Ohio’s Coated Paper Industry: In September 2010, Brown submitted testimony to the ITC on behalf of coated paper manufacturers in Ohio—including NewPage Corporation in Miamisburg and SMART Papers in Hamilton—that have been hit hard by these illegally subsidized imports. The ITC’s unanimous vote applied duties on Chinese coated paper imports.

Ohio’s Aluminum Industry: In March 2011, Brown testified before the ITC on behalf of Ohio aluminum extruders. Since 2007, Chinese aluminum imports have risen, with the Chinese gaining a 25 percent market share during a time of decreased demand.  China's underselling in the U.S. has lead to lost revenue and business.  U.S. aluminum extrusion companies have been forced to lay off workers, shut plants, reduce production, and reduce the number of shifts for workers. On May 3, 2011, the ITC voted to impose duties on certain aluminum extruders for five years.

Ohio’s Wind Turbine Industry: Ohio has a burgeoning clean energy industry—and auto parts supply chain eager to retool—that is being undermined by foreign competition. More than 70 percent of clean energy components are made outside of the U.S., with China on track to make half of world’s wind turbines and solar panels - and then sell them to countries like the U.S.   In September 2010, American steel workers filed a petition accusing China of violating WTO rules by restricting access to raw materials; requiring investors to share technology; discriminating against foreign firms; and providing subsidies contingent on exporting of clean tech goods. Brown led a group of 43 senators in sending a letter to President Obama urging the administration to act upon China’s unfair trade practices that were identified by the Steelworkers. In December, USTR Kirk announced next steps for addressing these illegal practices and this past June, China announced it would end its illegal subsidy program for wind turbine manufacturers.  

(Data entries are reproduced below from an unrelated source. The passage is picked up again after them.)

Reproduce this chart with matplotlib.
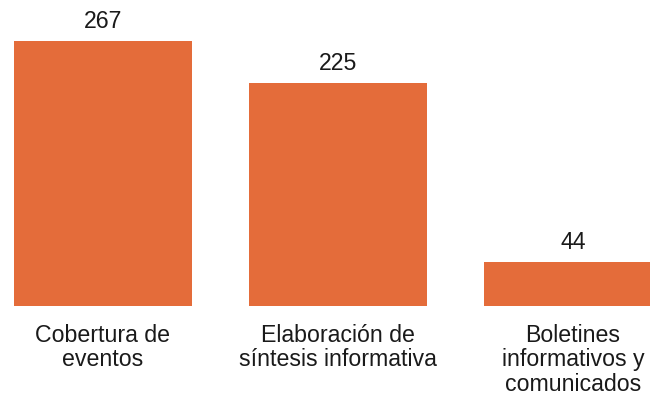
import matplotlib.pyplot as plt
import numpy as np

plt.rcParams['font.family'] = ['Liberation Sans', 'DejaVu Sans']

categories = ['Cobertura de\neventos',
              'Elaboración de\nsíntesis informativa',
              'Boletines\ninformativos y\ncomunicados']
values = [267, 225, 44]

bar_color = '#E46C3A'

fig = plt.figure(figsize=(6.5, 3.94), dpi=100)
ax = fig.add_axes([0, 88 / 394, 1, 306 / 394])

x = np.arange(len(categories))
bars = ax.bar(x, values, width=0.757, color=bar_color)

ax.set_xlim(-0.438, -0.438 + 650 / 235)
ax.set_ylim(0, 308.3)

for xi, v in zip(x, values):
    ax.text(xi, v + 8, str(v), ha='center', va='bottom', fontsize=16.7, color='#1a1a1a')

ax.set_xticks(x)
ax.set_xticklabels(categories, fontsize=16.7, color='#1a1a1a', linespacing=1.08)
ax.tick_params(axis='x', length=0, pad=13)
ax.set_yticks([])
for s in ax.spines.values():
    s.set_visible(False)

fig.savefig('out.png', dpi=100)
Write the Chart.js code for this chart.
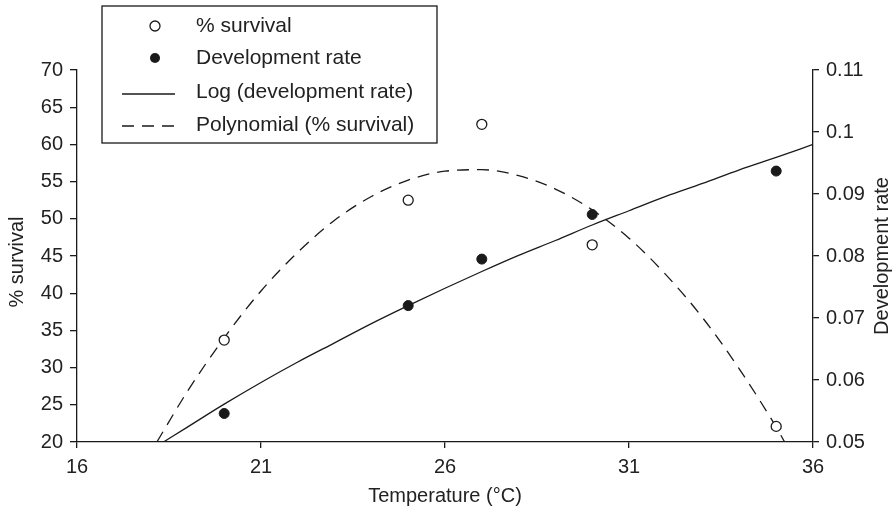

Following reports in 2009 that a West Texas wind farm received $450 million in Recovery Act funding would purchase wind turbine components made in China, Brown called for strong domestic sourcing requirements and introduced the American Renewable Energy Jobs Act. This legislation which would ensure that grant money distributed through the "1603" wind energy program is given only to clean energy projects that preserve and create jobs in the United States. In June 2010, The United Steelworkers (USW) and the American Wind Energy Association (AWEA) announced a new partnership to make the U.S. a leader in wind energy. The two groups released a framework agreement creating a "Partnership for Progress" to accelerate the development and deployment of wind energy manufacturing in the U.S. In August 2010, an agreement between the USW and two of China's leading power generation companies that will enable production of clean energy components in the United States.